Well, this Tuesday’s meeting will mark the last of these regular zoom readings.  We’ll still have them on occasion, but beginning February 1st, we will be live and in person at our new venue (the Center at West Park – if you’re in New York, feel free to come check us out).   This strange interregnum, these months of our dependence on zoom, is at an end.  And this seems to be the case for many of the smaller theater organizations – as the omicron wave (knock on all kinds of wood) begins to recede, long-term plans for in-person programming are resuming.  It feels like the entire industry is giddy at the prospect of leaving digital theater behind as a distant memory.

Which I get; I’m as anxious for this ordeal to be over as anybody.  I feel my theatrical muscles atrophying by not being up on stage.  I miss the feedback of an actual audience.  My cat is getting really annoyed at having her routine disrupted every Tuesday night.  I will breathe a sigh of relief when remote theater is no longer necessary, as will most of us.

But still – we invented a brand new performance medium.  Because make no mistake, that’s what zoom performance is.  It’s a strange hybrid; calling it zoom theater is a misnomer, since it has little to do with theater at all.  It borrows more heavily from television’s smale-sized closeups and radio’s theater of the mind, with a dash of vaudeville’s anything-goes attitude thrown in.  But there’s a unique connection with the audience in this new medium – instead of all being in the theater together, we are all of us, performer and spectator, in the same bizarre predicament of using this jury-rigged business software to share our stories.  And in the past two years, many of us have written stories specifically for this fledgling medium.

A medium which so many of us are gleefully ready to destroy.

Are these new stories good?  Who knows?  (Full disclosure: I’ve written three such scripts myself – Trivial, Ascension Monday, and For the Benefit of Jimmy Mangiaroli – which you can check out at my New Play Exchange profile if you want to judge my contributions to this medium.) In all likelihood, the bulk of them are strange, awkward things that will quickly be forgotten.  But that’s true of any new performance medium.  You don’t see a lot of commercial movie houses booking screenings of the Edison shorts, or Broadway revivals of Gammer Gurton’s Needle.

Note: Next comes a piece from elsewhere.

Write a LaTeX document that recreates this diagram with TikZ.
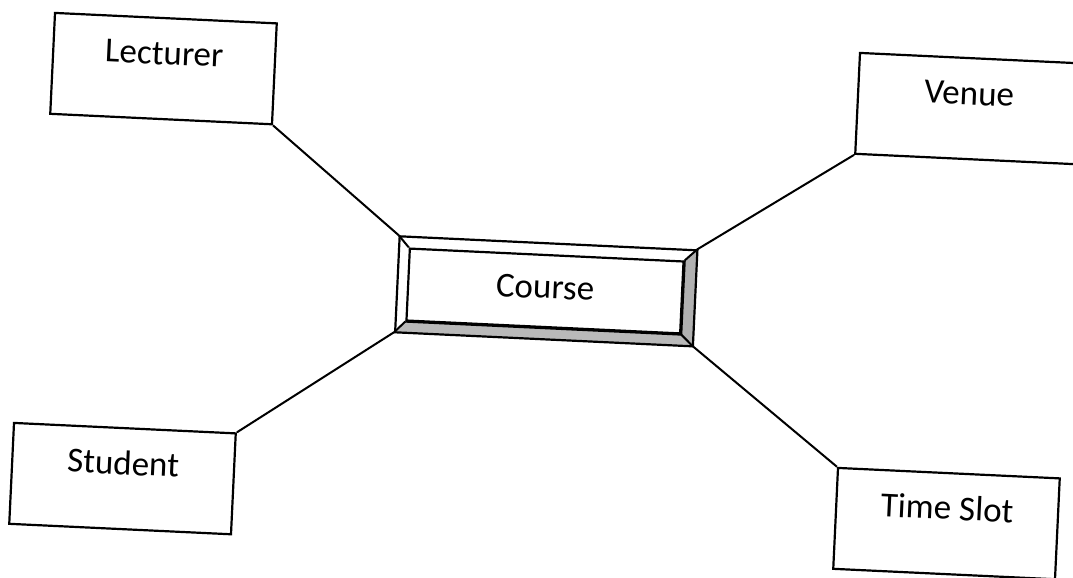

I feel that we’re at the embryonic stage of something that, decades from now (assuming humanity survives that wrong, ha ha, we’re doomed), we’ll take for granted.  I have no idea what that might ultimately be, but my natural inclination is to be excited to find out.  Which is why I find it so bewildering that so many want to snuff out this strange new thing before it has any chance to develop.

I get that we want to forget that this nightmare ever happened – but forgetting our misfortunes never works.  We came together and improvised a new way of storytelling into being, developing odd new skills along the way.  I think that’s worth remembering, and worth celebrating.  Because I have the strangest feeling we’re going to need those skills in the future.